## Request
Show every line that has the string "matplotlib" in it.

### Data supplied ###

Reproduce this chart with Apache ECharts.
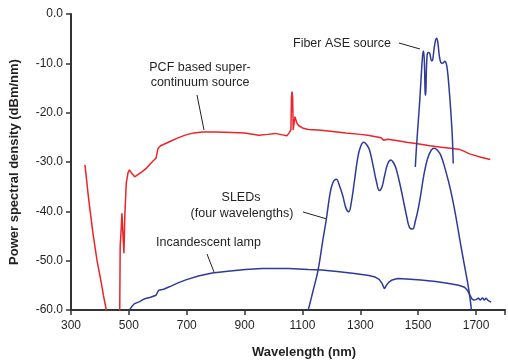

###
### Data supplied ###

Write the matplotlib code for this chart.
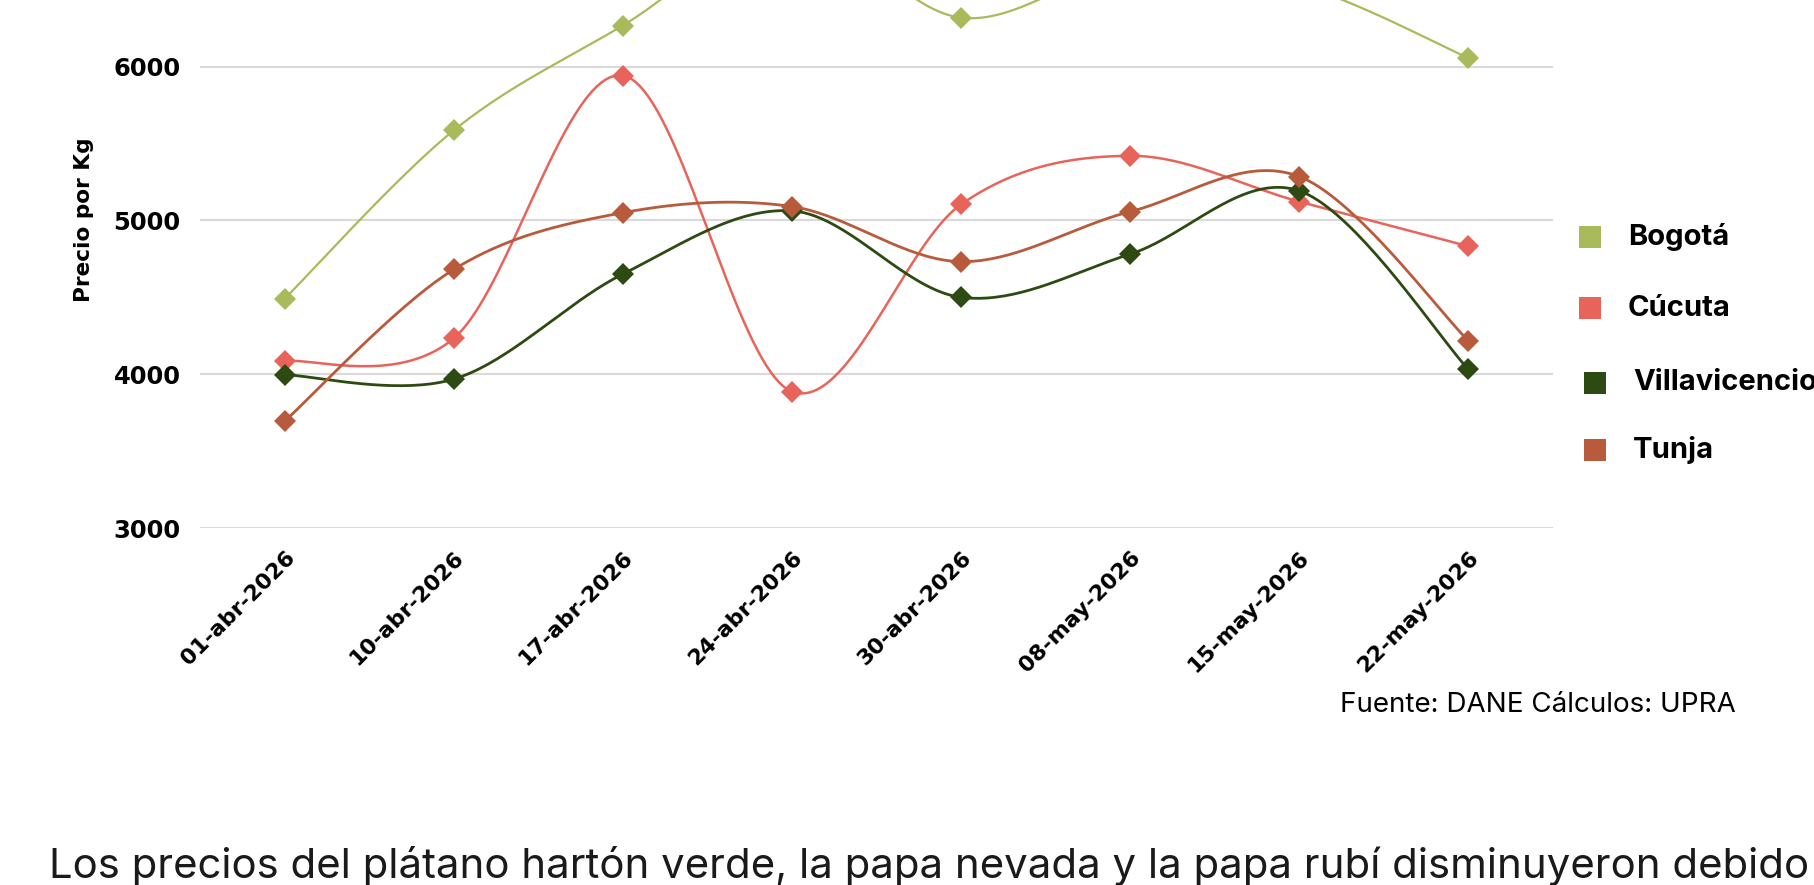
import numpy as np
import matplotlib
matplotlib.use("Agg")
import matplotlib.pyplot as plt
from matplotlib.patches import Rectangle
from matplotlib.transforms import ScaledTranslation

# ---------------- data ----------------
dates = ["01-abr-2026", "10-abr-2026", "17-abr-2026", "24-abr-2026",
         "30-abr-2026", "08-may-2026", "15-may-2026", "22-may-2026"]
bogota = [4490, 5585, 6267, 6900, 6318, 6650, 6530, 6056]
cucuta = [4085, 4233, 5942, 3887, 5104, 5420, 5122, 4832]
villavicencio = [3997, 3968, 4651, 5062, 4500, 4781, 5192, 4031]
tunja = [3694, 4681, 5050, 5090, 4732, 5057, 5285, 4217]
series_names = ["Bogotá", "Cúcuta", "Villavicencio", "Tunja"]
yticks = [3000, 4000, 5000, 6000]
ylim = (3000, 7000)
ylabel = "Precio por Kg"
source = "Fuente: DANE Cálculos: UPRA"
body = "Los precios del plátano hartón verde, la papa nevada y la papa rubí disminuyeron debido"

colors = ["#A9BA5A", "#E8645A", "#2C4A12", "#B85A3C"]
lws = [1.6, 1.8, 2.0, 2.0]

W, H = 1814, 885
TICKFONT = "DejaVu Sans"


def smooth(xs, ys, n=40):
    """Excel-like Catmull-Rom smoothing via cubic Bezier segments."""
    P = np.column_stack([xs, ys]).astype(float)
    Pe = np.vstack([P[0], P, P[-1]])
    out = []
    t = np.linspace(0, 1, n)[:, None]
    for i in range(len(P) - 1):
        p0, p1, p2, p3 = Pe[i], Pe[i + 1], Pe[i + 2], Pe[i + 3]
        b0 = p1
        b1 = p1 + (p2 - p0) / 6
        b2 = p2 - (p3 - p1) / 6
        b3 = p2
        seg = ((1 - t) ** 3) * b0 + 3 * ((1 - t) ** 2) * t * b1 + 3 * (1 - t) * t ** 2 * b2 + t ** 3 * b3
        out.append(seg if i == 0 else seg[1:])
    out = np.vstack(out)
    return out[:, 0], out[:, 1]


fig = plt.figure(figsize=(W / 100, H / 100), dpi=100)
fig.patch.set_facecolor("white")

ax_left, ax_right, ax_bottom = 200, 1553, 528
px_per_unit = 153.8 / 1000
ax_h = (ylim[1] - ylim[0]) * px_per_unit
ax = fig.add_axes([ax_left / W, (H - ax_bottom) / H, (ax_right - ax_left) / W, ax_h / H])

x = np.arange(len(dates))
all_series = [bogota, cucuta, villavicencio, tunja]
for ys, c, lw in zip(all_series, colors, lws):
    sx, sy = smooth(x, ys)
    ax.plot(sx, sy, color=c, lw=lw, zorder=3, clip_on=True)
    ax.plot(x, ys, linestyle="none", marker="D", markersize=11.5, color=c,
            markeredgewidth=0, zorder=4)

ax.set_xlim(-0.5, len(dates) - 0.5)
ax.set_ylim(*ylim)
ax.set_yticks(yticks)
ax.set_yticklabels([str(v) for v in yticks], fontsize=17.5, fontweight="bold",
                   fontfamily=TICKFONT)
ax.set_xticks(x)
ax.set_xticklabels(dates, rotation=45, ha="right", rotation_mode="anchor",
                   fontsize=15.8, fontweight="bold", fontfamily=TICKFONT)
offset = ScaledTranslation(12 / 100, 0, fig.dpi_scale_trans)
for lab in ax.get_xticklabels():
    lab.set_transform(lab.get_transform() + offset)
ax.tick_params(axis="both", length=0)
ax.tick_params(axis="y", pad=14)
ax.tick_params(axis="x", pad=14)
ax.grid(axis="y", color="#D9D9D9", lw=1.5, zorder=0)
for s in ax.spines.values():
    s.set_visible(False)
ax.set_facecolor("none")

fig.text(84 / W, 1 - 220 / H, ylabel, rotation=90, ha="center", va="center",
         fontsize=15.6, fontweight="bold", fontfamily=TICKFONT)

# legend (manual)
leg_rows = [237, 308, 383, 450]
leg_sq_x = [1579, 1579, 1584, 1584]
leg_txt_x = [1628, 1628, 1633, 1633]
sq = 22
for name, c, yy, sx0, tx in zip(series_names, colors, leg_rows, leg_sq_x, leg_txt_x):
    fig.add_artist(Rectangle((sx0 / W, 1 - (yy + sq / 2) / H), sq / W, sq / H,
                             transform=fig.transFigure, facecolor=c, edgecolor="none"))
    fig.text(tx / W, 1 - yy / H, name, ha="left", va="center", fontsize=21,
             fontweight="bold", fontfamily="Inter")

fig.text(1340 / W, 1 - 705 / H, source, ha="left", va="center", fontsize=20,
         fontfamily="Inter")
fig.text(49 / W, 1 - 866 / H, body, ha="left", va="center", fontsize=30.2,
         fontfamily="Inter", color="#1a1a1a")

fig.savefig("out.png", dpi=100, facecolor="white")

###
### Data supplied ###

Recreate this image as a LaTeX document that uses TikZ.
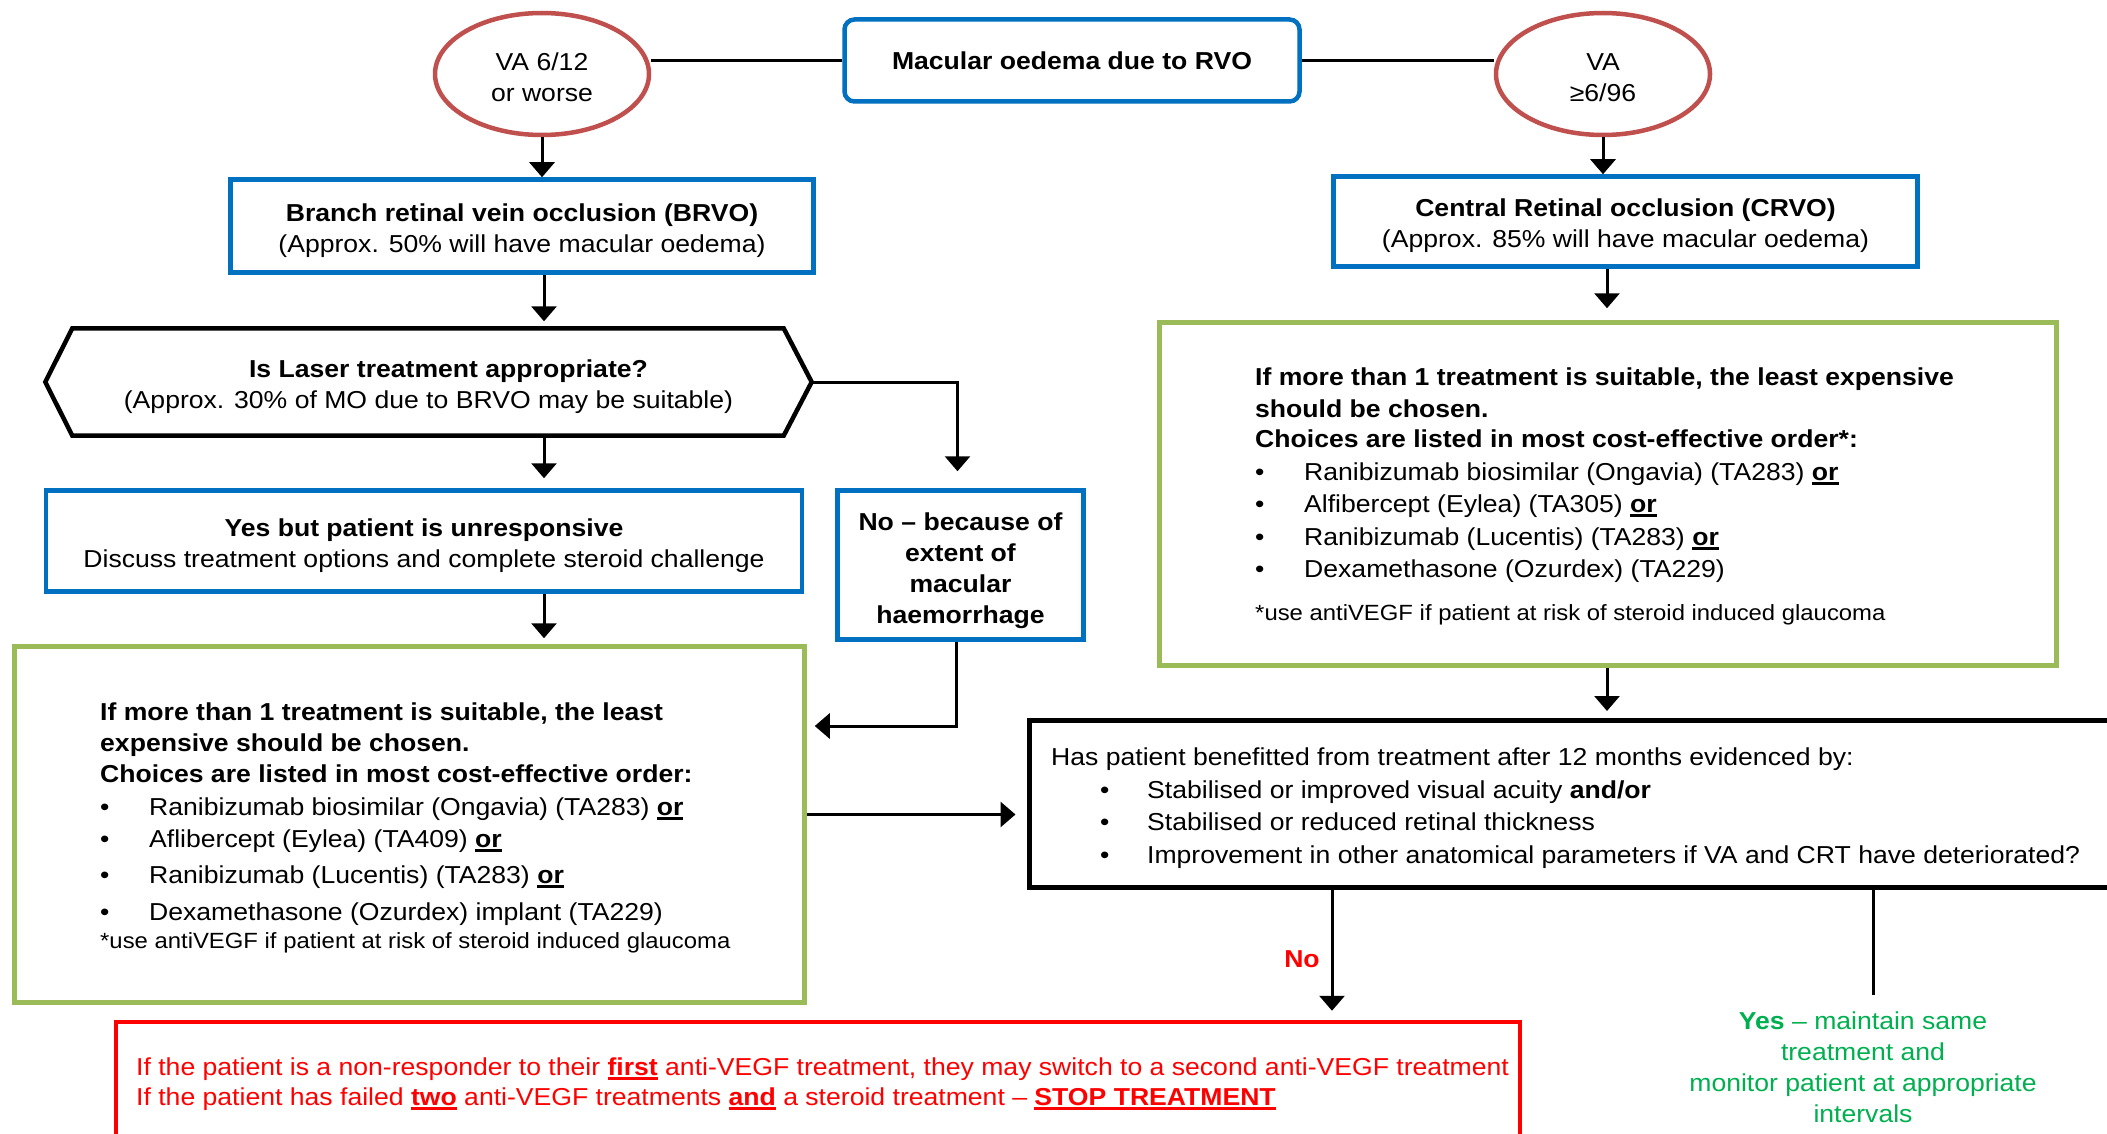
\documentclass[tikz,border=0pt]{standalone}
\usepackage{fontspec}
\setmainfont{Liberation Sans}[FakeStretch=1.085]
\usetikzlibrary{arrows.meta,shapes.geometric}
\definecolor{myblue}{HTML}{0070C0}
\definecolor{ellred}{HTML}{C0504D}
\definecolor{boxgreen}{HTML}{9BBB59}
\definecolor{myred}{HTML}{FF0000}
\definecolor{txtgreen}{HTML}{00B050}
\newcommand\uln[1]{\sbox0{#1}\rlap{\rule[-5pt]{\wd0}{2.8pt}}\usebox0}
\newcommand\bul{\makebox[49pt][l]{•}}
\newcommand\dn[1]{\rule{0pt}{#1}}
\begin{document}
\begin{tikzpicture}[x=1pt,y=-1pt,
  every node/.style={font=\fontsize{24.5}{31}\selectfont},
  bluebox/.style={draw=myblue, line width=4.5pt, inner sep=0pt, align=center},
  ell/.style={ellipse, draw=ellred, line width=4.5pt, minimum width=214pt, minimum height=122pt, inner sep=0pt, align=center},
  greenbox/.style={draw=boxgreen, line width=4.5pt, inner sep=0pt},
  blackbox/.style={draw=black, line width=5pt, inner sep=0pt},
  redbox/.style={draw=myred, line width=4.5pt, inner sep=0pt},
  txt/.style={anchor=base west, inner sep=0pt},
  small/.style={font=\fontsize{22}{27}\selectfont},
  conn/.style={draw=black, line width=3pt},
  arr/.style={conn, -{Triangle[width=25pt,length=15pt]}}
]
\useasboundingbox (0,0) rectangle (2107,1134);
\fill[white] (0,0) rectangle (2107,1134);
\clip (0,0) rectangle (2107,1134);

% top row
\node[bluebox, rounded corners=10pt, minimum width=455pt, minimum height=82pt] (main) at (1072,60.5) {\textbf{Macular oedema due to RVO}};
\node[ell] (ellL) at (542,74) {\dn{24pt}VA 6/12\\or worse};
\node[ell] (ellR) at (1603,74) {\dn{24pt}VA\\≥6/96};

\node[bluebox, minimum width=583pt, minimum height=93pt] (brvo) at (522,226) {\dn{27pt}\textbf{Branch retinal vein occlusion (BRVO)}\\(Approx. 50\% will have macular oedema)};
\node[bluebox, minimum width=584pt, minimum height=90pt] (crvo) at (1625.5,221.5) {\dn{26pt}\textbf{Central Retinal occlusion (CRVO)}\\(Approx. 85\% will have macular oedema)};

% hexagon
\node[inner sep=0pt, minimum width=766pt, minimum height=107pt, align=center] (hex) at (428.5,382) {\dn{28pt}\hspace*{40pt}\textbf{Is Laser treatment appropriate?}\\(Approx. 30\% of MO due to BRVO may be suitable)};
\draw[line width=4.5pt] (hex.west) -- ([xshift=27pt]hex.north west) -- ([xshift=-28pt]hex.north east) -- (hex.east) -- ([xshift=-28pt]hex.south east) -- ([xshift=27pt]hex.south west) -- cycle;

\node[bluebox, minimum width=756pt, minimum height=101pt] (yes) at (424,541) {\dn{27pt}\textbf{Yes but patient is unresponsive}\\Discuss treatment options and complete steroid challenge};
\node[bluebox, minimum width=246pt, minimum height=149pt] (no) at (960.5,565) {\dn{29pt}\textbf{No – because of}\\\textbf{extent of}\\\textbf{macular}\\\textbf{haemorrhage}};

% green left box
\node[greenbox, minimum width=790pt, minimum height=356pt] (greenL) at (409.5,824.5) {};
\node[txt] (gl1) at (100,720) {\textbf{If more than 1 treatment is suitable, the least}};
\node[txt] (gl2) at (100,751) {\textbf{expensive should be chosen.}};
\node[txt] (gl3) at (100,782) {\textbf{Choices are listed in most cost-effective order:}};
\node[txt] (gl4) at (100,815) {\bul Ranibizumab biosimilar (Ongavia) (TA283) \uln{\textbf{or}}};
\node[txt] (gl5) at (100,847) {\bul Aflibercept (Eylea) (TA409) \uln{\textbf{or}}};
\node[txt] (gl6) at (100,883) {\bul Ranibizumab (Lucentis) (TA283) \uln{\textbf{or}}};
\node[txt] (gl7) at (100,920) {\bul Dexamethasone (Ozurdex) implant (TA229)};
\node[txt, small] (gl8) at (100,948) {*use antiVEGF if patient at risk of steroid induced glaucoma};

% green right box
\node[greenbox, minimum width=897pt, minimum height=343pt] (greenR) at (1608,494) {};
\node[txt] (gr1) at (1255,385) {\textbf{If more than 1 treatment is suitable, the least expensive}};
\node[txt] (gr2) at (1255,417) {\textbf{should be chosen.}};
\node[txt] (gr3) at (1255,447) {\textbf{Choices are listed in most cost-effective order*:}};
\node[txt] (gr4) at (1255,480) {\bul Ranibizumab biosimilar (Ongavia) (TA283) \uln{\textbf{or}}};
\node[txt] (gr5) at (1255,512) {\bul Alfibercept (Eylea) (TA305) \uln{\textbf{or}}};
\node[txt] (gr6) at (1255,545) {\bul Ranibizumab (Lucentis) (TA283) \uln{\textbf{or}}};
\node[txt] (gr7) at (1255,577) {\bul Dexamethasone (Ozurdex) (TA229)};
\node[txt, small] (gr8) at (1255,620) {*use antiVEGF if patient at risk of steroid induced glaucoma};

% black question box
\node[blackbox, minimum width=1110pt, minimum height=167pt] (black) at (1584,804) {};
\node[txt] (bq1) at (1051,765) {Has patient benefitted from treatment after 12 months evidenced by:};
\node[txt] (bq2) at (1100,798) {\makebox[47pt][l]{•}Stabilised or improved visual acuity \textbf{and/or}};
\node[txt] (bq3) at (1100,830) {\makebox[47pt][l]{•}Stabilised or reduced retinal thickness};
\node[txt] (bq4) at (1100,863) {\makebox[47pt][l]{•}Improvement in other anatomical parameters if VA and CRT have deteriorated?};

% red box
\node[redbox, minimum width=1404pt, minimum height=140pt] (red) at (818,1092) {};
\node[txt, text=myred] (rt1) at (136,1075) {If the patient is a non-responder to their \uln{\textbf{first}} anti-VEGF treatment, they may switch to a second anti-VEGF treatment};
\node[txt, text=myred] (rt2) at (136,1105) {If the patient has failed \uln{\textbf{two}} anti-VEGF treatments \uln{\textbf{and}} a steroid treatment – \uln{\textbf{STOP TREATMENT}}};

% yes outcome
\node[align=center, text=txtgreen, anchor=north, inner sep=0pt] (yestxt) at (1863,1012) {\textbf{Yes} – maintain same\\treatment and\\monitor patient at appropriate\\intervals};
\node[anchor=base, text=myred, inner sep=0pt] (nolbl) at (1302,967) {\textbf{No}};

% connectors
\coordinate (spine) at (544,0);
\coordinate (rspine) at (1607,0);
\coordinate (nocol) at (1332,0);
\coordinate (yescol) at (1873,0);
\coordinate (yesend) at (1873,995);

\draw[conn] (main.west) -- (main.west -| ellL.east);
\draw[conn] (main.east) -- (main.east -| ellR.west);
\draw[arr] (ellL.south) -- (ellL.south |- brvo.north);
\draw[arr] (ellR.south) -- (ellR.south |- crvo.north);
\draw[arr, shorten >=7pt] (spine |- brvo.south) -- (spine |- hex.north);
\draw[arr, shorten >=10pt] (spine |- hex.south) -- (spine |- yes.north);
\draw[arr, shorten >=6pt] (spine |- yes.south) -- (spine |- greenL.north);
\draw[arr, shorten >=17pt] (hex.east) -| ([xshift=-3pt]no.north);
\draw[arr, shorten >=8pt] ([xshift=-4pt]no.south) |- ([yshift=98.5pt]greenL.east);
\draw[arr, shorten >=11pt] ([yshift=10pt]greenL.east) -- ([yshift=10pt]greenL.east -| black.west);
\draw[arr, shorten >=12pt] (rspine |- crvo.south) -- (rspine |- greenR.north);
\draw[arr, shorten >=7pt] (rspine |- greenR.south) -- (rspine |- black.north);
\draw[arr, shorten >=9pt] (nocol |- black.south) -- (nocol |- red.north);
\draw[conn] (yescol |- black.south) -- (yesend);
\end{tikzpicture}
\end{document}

###

## Response to the task
Write the matplotlib code for this chart.
import matplotlib
matplotlib.use("Agg")
import matplotlib.pyplot as plt
from matplotlib.patches import Rectangle
from matplotlib.transforms import ScaledTranslation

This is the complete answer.